Lawyer Ramesh Tiwary said that people will speculate, because the reasons and criteria applied by the AGC are "unknown or even obscure".

He said there is a lack of clarity on when and why conditional warnings are given in any particular case.

However, he said there is also equally a problem with requiring full disclosure from the AGC, as some individuals might be legally protected or privileged.

"The AGC may have information which they may not want to divulge, to protect a source, or that information may be legally privileged and thus cannot be made public," he said.

CNA has contacted CPIB and AGC for comments.


Ms Indranee said in her Facebook post on Thursday that she was aware that "some people have made assertions about the stern warnings" issued to the Keppel O&M staff in lieu of prosecution.

"These assertions are being made based on an inadequate understanding of the facts and of the Deferred Prosecution Agreement between (Keppel O&M) and the United States Department of Justice and the United States Attorney’s Office," she said.

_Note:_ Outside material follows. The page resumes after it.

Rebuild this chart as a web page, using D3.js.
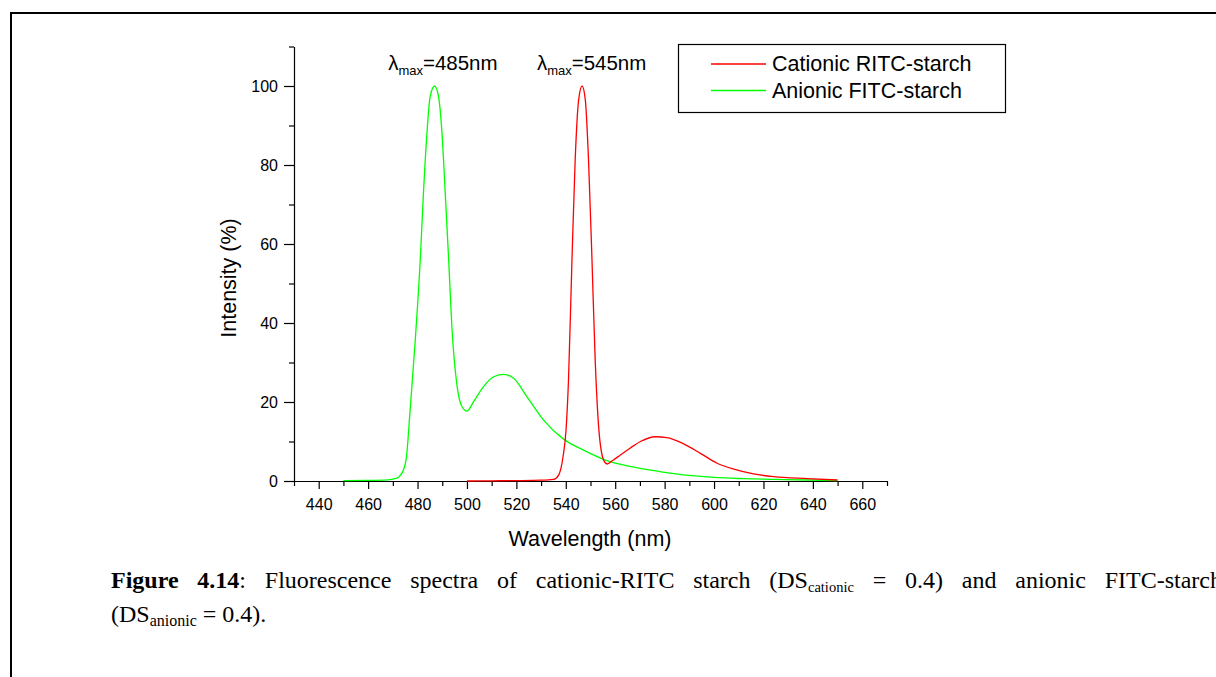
<!DOCTYPE html>
<html>
<head>
<meta charset="utf-8">
<script src="https://cdn.jsdelivr.net/npm/d3@7"></script>
<style>
  html, body { margin: 0; padding: 0; background: #fff; }
  svg { display: block; }
  .sans { font-family: "Liberation Sans", Arial, sans-serif; }
  .serif { font-family: "Liberation Serif", "Times New Roman", serif; }
</style>
</head>
<body>
<svg id="chart" width="1216" height="677"></svg>
<script>
// Cationic RITC-starch emission spectrum (wavelength nm, intensity %)
const cationicWavelength = [500, 510, 520, 530, 535, 537.1, 538.9, 540.1, 541.1, 542.5, 543.8, 545.2, 546.6,
  547.9, 549.2, 550.6, 551.9, 553.3, 555.3, 556.7, 559, 562.1, 566, 570.2, 576.2, 580.9, 587.7, 594.5,
  601.2, 608, 616, 624.1, 637.7, 650];
const cationicIntensity = [0, 0.05, 0.1, 0.2, 0.4, 1.5, 6.2, 12.9, 25.6, 56, 81.3, 96.5, 100,
  96.5, 81.3, 56, 30.6, 13.7, 5.3, 4.3, 5.2, 6.6, 8.3, 10, 11.2, 11, 9.4, 7,
  4.5, 3, 1.8, 1.1, 0.6, 0.25];

// Anionic FITC-starch emission spectrum
const anionicWavelength = [450, 460, 468, 471.7, 473, 474.3, 475.5, 477, 479, 481.1, 482.4, 483.8, 485.1, 486.9,
  488.5, 489.9, 491.2, 492.6, 493.9, 496, 498, 500, 502.7, 506.7, 510.8, 514.8, 518.9, 524.3, 531,
  539.1, 547.2, 556, 566, 578, 590, 600, 612, 625, 638, 650];
const anionicIntensity = [0.1, 0.15, 0.3, 0.7, 1.4, 2.8, 6, 18, 35, 56, 73, 88, 97.3, 100,
  97.3, 88, 73, 56, 39, 24, 18.8, 17.7, 20.1, 23.9, 26.4, 27, 26, 21.3, 15.4,
  10.6, 7.8, 5.3, 3.7, 2.4, 1.4, 0.9, 0.6, 0.4, 0.25, 0.1];

const seriesNames = ["Cationic RITC-starch", "Anionic FITC-starch"];
const seriesColors = ["#ff0000", "#00ff00"];

const xMajorTicks = [440, 460, 480, 500, 520, 540, 560, 580, 600, 620, 640, 660];
const xMinorTicks = [430, 450, 470, 490, 510, 530, 550, 570, 590, 610, 630, 650, 670];
const yMajorTicks = [0, 20, 40, 60, 80, 100];
const yMinorTicks = [10, 30, 50, 70, 90, 110];

// peak labels, anchored (left edge) at a wavelength on the x scale
const peakLabels = [
  { sub: "max", value: "=485nm", at: 468.1 },
  { sub: "max", value: "=545nm", at: 528.3 }
];

const svg = d3.select("#chart");

// page frame
svg.append("path")
  .attr("d", "M11,677 V13 H1216")
  .attr("fill", "none").attr("stroke", "#000").attr("stroke-width", 2);

const x = d3.scaleLinear().domain([430, 670]).range([294, 887]);
const y = d3.scaleLinear().domain([0, 110]).range([481, 46.5]);

// axes
function styleAxis(g) {
  g.selectAll("path.domain").attr("stroke", "#000").attr("stroke-width", 1.2);
  g.selectAll(".tick line").attr("stroke", "#000").attr("stroke-width", 1.2);
  g.selectAll("text").attr("class", "sans").attr("font-size", 16).attr("fill", "#000");
}

svg.append("g").attr("transform", `translate(0,${y(0)})`)
  .call(d3.axisBottom(x).tickValues(xMinorTicks).tickSize(5).tickSizeOuter(0).tickFormat(""))
  .call(styleAxis);
svg.append("g").attr("transform", `translate(0,${y(0)})`)
  .call(d3.axisBottom(x).tickValues(xMajorTicks).tickSize(8).tickSizeOuter(0).tickPadding(10))
  .call(styleAxis)
  .call(g => g.select("path.domain").remove());

svg.append("g").attr("transform", `translate(${x(430)},0)`)
  .call(d3.axisLeft(y).tickValues(yMinorTicks).tickSize(5).tickSizeOuter(0).tickFormat(""))
  .call(styleAxis);
svg.append("g").attr("transform", `translate(${x(430)},0)`)
  .call(d3.axisLeft(y).tickValues(yMajorTicks).tickSize(10).tickSizeOuter(0).tickPadding(6))
  .call(styleAxis)
  .call(g => g.select("path.domain").remove());

// axis titles
svg.append("text").attr("class", "sans")
  .attr("x", 590).attr("y", 546).attr("text-anchor", "middle")
  .attr("font-size", 21.5).text("Wavelength (nm)");
svg.append("text").attr("class", "sans")
  .attr("transform", "translate(236,278) rotate(-90)")
  .attr("text-anchor", "middle").attr("font-size", 21.5).text("Intensity (%)");

// spectra
const line = d3.line().x(d => x(d[0])).y(d => y(d[1])).curve(d3.curveMonotoneX);
const anionic = anionicWavelength.map((w, i) => [w, anionicIntensity[i]]);
const cationic = cationicWavelength.map((w, i) => [w, cationicIntensity[i]]);

svg.append("path").datum(anionic).attr("d", line)
  .attr("fill", "none").attr("stroke", seriesColors[1]).attr("stroke-width", 1.3);
svg.append("path").datum(cationic).attr("d", line)
  .attr("fill", "none").attr("stroke", seriesColors[0]).attr("stroke-width", 1.3);

// peak annotations
peakLabels.forEach(p => {
  const t = svg.append("text").attr("class", "sans")
    .attr("x", x(p.at)).attr("y", 70).attr("font-size", 20.5);
  t.append("tspan").text("λ");
  t.append("tspan").attr("font-size", 13).attr("dy", 5).text(p.sub);
  t.append("tspan").attr("dy", -5).text(p.value);
});

// legend
const legend = svg.append("g");
legend.append("rect").attr("x", 678.5).attr("y", 44.5).attr("width", 327).attr("height", 68)
  .attr("fill", "#fff").attr("stroke", "#000").attr("stroke-width", 1.2);
seriesNames.forEach((name, i) => {
  const yy = 64 + i * 26.5;
  legend.append("line").attr("x1", 711).attr("x2", 766).attr("y1", yy).attr("y2", yy)
    .attr("stroke", seriesColors[i]).attr("stroke-width", 1.3);
  legend.append("text").attr("class", "sans")
    .attr("x", 772).attr("y", yy + 7).attr("font-size", 21.5).text(name);
});

// caption: first line is justified across the page
const captionWords = [
  [{ t: "Figure", b: true }],
  [{ t: "4.14", b: true }, { t: ":" }],
  [{ t: "Fluorescence" }],
  [{ t: "spectra" }],
  [{ t: "of" }],
  [{ t: "cationic-RITC" }],
  [{ t: "starch" }],
  [{ t: "(DS" }, { t: "cationic", sub: true }],
  [{ t: "=" }],
  [{ t: "0.4)" }],
  [{ t: "and" }],
  [{ t: "anionic" }],
  [{ t: "FITC-starch" }]
];
const captionLine2 = [{ t: "(DS" }, { t: "anionic", sub: true }, { t: " = 0.4)." }];

function writeWord(parts, xPos, yPos, subSize) {
  const t = svg.append("text").attr("class", "serif")
    .attr("x", xPos).attr("y", yPos).attr("font-size", 24).attr("fill", "#000");
  let shifted = false;
  parts.forEach(p => {
    const s = t.append("tspan").text(p.t);
    if (p.b) s.attr("font-weight", "bold");
    if (p.sub) { s.attr("font-size", subSize).attr("dy", 4); shifted = true; }
    else if (shifted) { s.attr("dy", -4); shifted = false; }
  });
  return t;
}

const lineStart = 111, lineEnd = 1222;
const nodes = captionWords.map(w => writeWord(w, 0, 588, 14.5));
const widths = nodes.map(n => n.node().getComputedTextLength());
const gap = (lineEnd - lineStart - d3.sum(widths)) / (nodes.length - 1);
let cx = lineStart;
nodes.forEach((n, i) => { n.attr("x", cx); cx += widths[i] + gap; });

writeWord(captionLine2, lineStart, 622, 16);
</script>
</body>
</html>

She said she would explain the facts in Parliament on Feb 6.

"As a country and as a Government, we do not condone or tolerate corruption," she said. 

"This has always been our position, and continues to be so. If there were grounds and sufficient evidence to bring criminal charges, they would have been brought. At the same time, criminal proceedings cannot be initiated based on sentiment. The rule of law applies both ways."